A popular way to interpret this story is: stay awake. Live every moment as though it might be our last. Store up spiritual "credit" constantly, because we never know when we may suddenly face the gates of Heaven. If we wait until the last minute, we may miss our chance. This is sensible; good behavior is a habit that must be cultivated, not something that's easy to "switch on" at the last minute.

Consider the implications of this story for our treatment of the Earth. In a real sense, we are wantonly burning vast quantities of the oil and other resources. Among the most stubborn exploiters of this natural power are certain Christian leaders. They find it easy to justify environmental and military destruction, but do not seem to value our irreplaceable natural heritage.

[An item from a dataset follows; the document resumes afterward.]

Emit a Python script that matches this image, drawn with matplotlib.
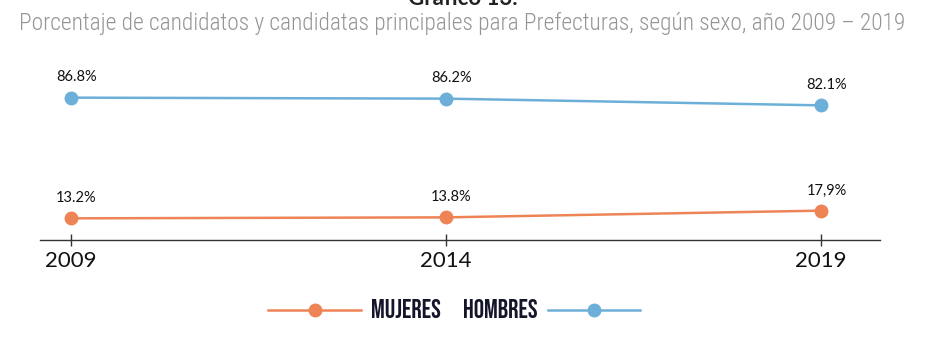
import matplotlib
matplotlib.use("Agg")
import matplotlib.pyplot as plt
from matplotlib.lines import Line2D

years = [2009, 2014, 2019]
mujeres = [13.2, 13.8, 17.9]
hombres = [86.8, 86.2, 82.1]
lab_mujeres = ["13.2%", "13.8%", "17,9%"]
lab_hombres = ["86.8%", "86.2%", "82.1%"]

c_muj = "#EE8456"
c_hom = "#6CB0D9"

fig = plt.figure(figsize=(9.25, 3.4), dpi=100)
ax = fig.add_axes([40 / 925, 100 / 340, 840 / 925, 180 / 340])

ax.plot(years, hombres, color=c_hom, lw=1.8, marker="o", ms=9, zorder=3)
ax.plot(years, mujeres, color=c_muj, lw=1.8, marker="o", ms=9, zorder=3)

for x, v, t in zip(years, hombres, lab_hombres):
    ax.annotate(t, (x, v), xytext=(4, 9.5), textcoords="offset points",
                ha="center", va="bottom", fontsize=10.5, family="Lato", color="#111")
for x, v, t in zip(years, mujeres, lab_mujeres):
    ax.annotate(t, (x, v), xytext=(4, 9.5), textcoords="offset points",
                ha="center", va="bottom", fontsize=10.5, family="Lato", color="#111")

ax.set_xlim(2009 - 31 / 75, 2019 + 59 / 75)
ax.set_ylim(0, 180 / 1.64)
ax.set_xticks(years)
ax.set_xticklabels([str(y) for y in years], fontsize=16, family="Lato", color="#111")
ax.set_yticks([])
for s in ["top", "right", "left"]:
    ax.spines[s].set_visible(False)
ax.spines["bottom"].set_color("#333")
ax.spines["bottom"].set_linewidth(1)
ax.tick_params(axis="x", direction="inout", length=8, width=1, color="#333", pad=4)

# titulo (cortado arriba, como en el original)
fig.text(0.5, 1 - 5 / 340, "Gráfico 13.", ha="center", va="baseline", fontsize=16,
         fontweight="bold", color="#222", family="Lato")
fig.text(0.5, 1 - 23 / 340, "Porcentaje de candidatos y candidatas principales para Prefecturas, según sexo, año 2009 – 2019",
         ha="center", va="center", fontsize=16.8, color="#959595", family="Roboto Condensed", fontweight="light")

# leyenda
h_muj = Line2D([], [], color=c_muj, lw=1.8, marker="o", ms=9)
h_hom = Line2D([], [], color=c_hom, lw=1.8, marker="o", ms=9)
lfont = {"family": "Bebas Neue", "size": 18.5}
fig.legend([h_muj], ["MUJERES"], loc="center right", bbox_to_anchor=(441 / 925, 1 - 309 / 340),
           frameon=False, prop=lfont, handlelength=3.6, handletextpad=0.4, borderpad=0, borderaxespad=0)
fig.legend([h_hom], ["HOMBRES"], loc="center left", bbox_to_anchor=(463 / 925, 1 - 309 / 340),
           frameon=False, prop=lfont, handlelength=3.6, handletextpad=0.4, borderpad=0, borderaxespad=0,
           markerfirst=False)
for lg in fig.legends:
    for t in lg.get_texts():
        t.set_color("#15152a")

fig.savefig("out.png", dpi=100)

Genesis 1:28 is sometimes cited to justify this wanton exploitation: "Be fruitful, and multiply, and replenish the earth, and subdue it: and have dominion over the fish of the sea, and over the fowl of the air, and over every living thing that moveth upon the earth." This can be interpreted to suggest God created the world as a sort of video-game for us to blast our way through: kill all the bad things and collect all the treasures before time runs out. Yet we are told to subdue, or dominate, not to "destroy;" we are to fill the earth, not empty it.

Others seem to think "worldly things" are not important; the more miserable we make each other, and the closer the world comes to destruction, the easier it is to imagine Christ will come again soon. It would be an easy out. But as the parable of the ten virgins reminds us, the time will not be when we expect. God gets to pick the time, not us. and He may leave it very late indeed. What a sad irony if we choose to make Earth into Hell, and God leaves us alive!

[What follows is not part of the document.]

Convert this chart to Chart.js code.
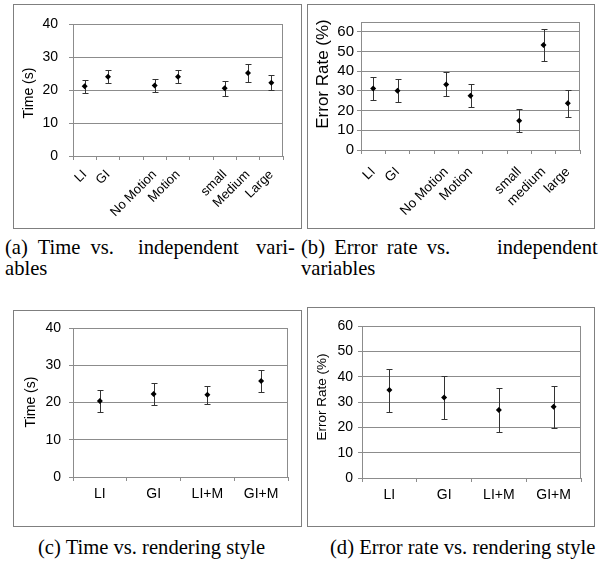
<!DOCTYPE html>
<html>
<head>
<meta charset="utf-8">
<script src="https://cdn.jsdelivr.net/npm/chart.js@4.4.1/dist/chart.umd.min.js"></script>
<style>
body { margin:0; background:#fff; width:603px; height:566px; position:relative; overflow:hidden; }
.panel { position:absolute; box-sizing:border-box; border:1px solid #7f7f7f; }
.panel canvas { position:absolute; left:0; top:0; }
.cap { position:absolute; font-family:'Liberation Serif','Times New Roman',serif; font-size:20.6px; line-height:24px; color:#000; white-space:nowrap; }
</style>
</head>
<body>
<div class="panel" style="left:13px;top:4px;width:289px;height:225px"><canvas id="ca" width="287" height="223"></canvas></div>
<div class="panel" style="left:307px;top:4px;width:288px;height:225px"><canvas id="cb" width="286" height="223"></canvas></div>
<div class="panel" style="left:13px;top:310px;width:289px;height:217px"><canvas id="cc" width="287" height="215"></canvas></div>
<div class="panel" style="left:307px;top:307px;width:288px;height:220px"><canvas id="cd" width="286" height="218"></canvas></div>

<div class="cap" style="left:5px;top:235px;word-spacing:5px">(a) Time vs.</div>
<div class="cap" style="left:138px;top:235px">independent</div>
<div class="cap" style="left:256px;top:235px">vari-</div>
<div class="cap" style="left:5px;top:256px">ables</div>
<div class="cap" style="left:301px;top:235px;word-spacing:4px">(b) Error rate vs.</div>
<div class="cap" style="left:497px;top:235px">independent</div>
<div class="cap" style="left:301px;top:256px">variables</div>
<div class="cap" style="left:38px;top:535px">(c) Time vs. rendering style</div>
<div class="cap" style="left:330px;top:535px">(d) Error rate vs. rendering style</div>

<script>
// data
const catsA = ['LI', 'GI', '', 'No Motion', 'Motion', '', 'small', 'Medium', 'Large'];
const timeA = [21.2, 24.1, null, 21.4, 24.1, null, 20.6, 25.2, 22.3];
const timeErrA = [2.0, 2.0, null, 2.0, 2.0, null, 2.3, 2.8, 2.2];

const catsB = ['LI', 'GI', '', 'No Motion', 'Motion', '', 'small', 'medium', 'large'];
const rateB = [31.2, 30.1, null, 33.3, 27.6, null, 14.9, 53.3, 23.7];
const rateErrB = [6.0, 5.8, null, 6.1, 5.8, null, 5.7, 7.9, 6.7];

const catsStyle = ['LI', 'GI', 'LI+M', 'GI+M'];
const timeC = [20.4, 22.3, 22.1, 25.8];
const timeErrC = [2.85, 3.0, 2.45, 2.95];
const rateD = [34.7, 31.8, 26.8, 28.1];
const rateErrD = [8.5, 8.6, 8.55, 8.4];

// y tick labels
const timeTicks = [0, 10, 20, 30, 40];
const rateTicks = [0, 10, 20, 30, 40, 50, 60];

const timeTitle = 'Time (s)';
const rateTitle = 'Error Rate (%)';

Chart.defaults.font.family = "'Liberation Sans', Arial, sans-serif";
Chart.defaults.color = '#000';

const gridCol = '#8c8c8c';

// frame + error bars + rotated y title
const extras = {
    id: 'extras',
    beforeDatasetsDraw(chart, args, o) {
        const ctx = chart.ctx;
        const a = chart.chartArea;
        const xs = chart.scales.x, ys = chart.scales.y;
        ctx.save();
        ctx.strokeStyle = gridCol;
        ctx.lineWidth = 1;
        ctx.strokeRect(Math.round(a.left) + 0.5, Math.round(a.top) + 0.5, Math.round(a.right - a.left) - 1, Math.round(a.bottom - a.top));

        ctx.strokeStyle = '#333';
        const vals = chart.data.datasets[0].data;
        vals.forEach((v, i) => {
            if (v == null) return;
            const x = Math.round(xs.getPixelForValue(i)) + 0.5;
            const t = Math.round(ys.getPixelForValue(v + o.errs[i])) + 0.5;
            const b = Math.round(ys.getPixelForValue(v - o.errs[i])) + 0.5;
            ctx.beginPath();
            ctx.moveTo(x, t); ctx.lineTo(x, b);
            ctx.moveTo(x - 3, t); ctx.lineTo(x + 3, t);
            ctx.moveTo(x - 3, b); ctx.lineTo(x + 3, b);
            ctx.stroke();
        });

        ctx.translate(o.titleX, o.titleY);
        ctx.rotate(-Math.PI / 2);
        ctx.fillStyle = '#000';
        ctx.font = o.titleSize + "px 'Liberation Sans', Arial, sans-serif";
        ctx.textAlign = 'center';
        ctx.textBaseline = 'middle';
        ctx.fillText(o.title, 0, 0);
        ctx.restore();
    }
};

function makeChart(id, labels, values, errs, yTicks, c) {
    return new Chart(document.getElementById(id), {
        type: 'line',
        data: {
            labels: labels,
            datasets: [{
                data: values,
                showLine: false,
                pointStyle: 'rectRot',
                pointRadius: 3,
                pointBackgroundColor: '#000',
                pointBorderColor: '#000',
                pointBorderWidth: 0
            }]
        },
        options: {
            responsive: false,
            animation: false,
            layout: { padding: { left: 0, top: c.padTop, right: c.padRight, bottom: 0 } },
            plugins: {
                legend: { display: false },
                tooltip: { enabled: false },
                extras: { errs: errs, title: c.title, titleX: c.titleX, titleY: c.titleY, titleSize: c.titleSize }
            },
            scales: {
                x: {
                    offset: true,
                    grid: { offset: true, drawOnChartArea: false, color: gridCol, tickLength: 4 },
                    border: { color: gridCol },
                    ticks: { autoSkip: false, minRotation: c.rot, maxRotation: c.rot, padding: c.xPad, font: { size: c.xSize } },
                    afterFit: s => { s.height = c.xh; }
                },
                y: {
                    min: 0, max: c.max,
                    grid: { color: gridCol, tickLength: 4 },
                    border: { color: gridCol },
                    ticks: { padding: c.yPad, font: { size: c.ySize } },
                    afterBuildTicks: s => { s.ticks = yTicks.map(v => ({ value: v })); },
                    afterFit: s => { s.width = c.yw; }
                }
            }
        },
        plugins: [extras]
    });
}

makeChart('ca', catsA, timeA, timeErrA, timeTicks, {
    padTop: 18, padRight: 18, yw: 59, xh: 72, max: 40, rot: 45,
    xPad: 7, yPad: 11, xSize: 13, ySize: 14,
    title: timeTitle, titleX: 15, titleY: 88, titleSize: 14
});
makeChart('cb', catsB, rateB, rateErrB, rateTicks, {
    padTop: 17, padRight: 14, yw: 53, xh: 78, max: 65, rot: 45,
    xPad: 10, yPad: 3, xSize: 13.5, ySize: 15,
    title: rateTitle, titleX: 15, titleY: 69, titleSize: 17
});
makeChart('cc', catsStyle, timeC, timeErrC, timeTicks, {
    padTop: 17, padRight: 13, yw: 59, xh: 49, max: 40, rot: 0,
    xPad: 5, yPad: 8, xSize: 14, ySize: 14,
    title: timeTitle, titleX: 17, titleY: 91, titleSize: 14
});
makeChart('cd', catsStyle, rateD, rateErrD, rateTicks, {
    padTop: 18, padRight: 13, yw: 54, xh: 48, max: 60, rot: 0,
    xPad: 5, yPad: 5, xSize: 14, ySize: 14,
    title: rateTitle, titleX: 14, titleY: 89, titleSize: 13.5
});
</script>
</body>
</html>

God's opinion of His own creation, stated again and again throughout Genesis, was: "It is good." You don't have to be Christian; imagine any Creator who makes something nice, and gives it to someone else. What seems more likely to please Him: to have it spoiled and worn to pieces, or to have it appreciated and maintained in something like its original condition?

If we have thousands of years left, or if the Lord came tomorrow, what would he think of what we have done with His creation? Are we wasting our oil, or are we preserving it for its intended purpose?
(Note: More thorough thinking along these lines has been done by others, e.g. an evangelical pastor carrying a sign to a Pro-Life rally saying "Stop Mercury Poisoning of the Unborn."
Most functional belief systems, in the end, provide some insight into the realities of life and death. My hope is that life-affirming religions tend to outlast the nihilistic ones, and non-nihilistic believers are likely to agree with rational science-types on at least some fundamental practices of sustainable living.
What? Jesus-Freaks and Athiest Geeks on the same page?
well,
If you believe in evolution, then long-lasting religions are evolved like other cultural practices, to more or less fit the conditions (i.e. laws of nature) under which they evolved. There might be some locally abberations as religions move around the world, and due to human innovation adding more-than-random mutations. Ultimately these iron themselves out. What works, lasts; what doesn't, fades.
If you believe in Creation, then there's a pretty good chance that any non-sadistic Creator would lay down the same laws in physical Creation as in the religious writings. So, even though the science types may turn up a few contradictions with the written Word, by and large they're going to be collecting a picture of Nature as God intended it to work.
So don't be surprised if these groups come to similar conclusions from time to time, in spite of their mistrust of one another's premises. And if you're a card-carrying member of one camp or the other, do us all a favor and don't define your position by automatic disagreement with the others. Waste of everybody's time, and your good name.)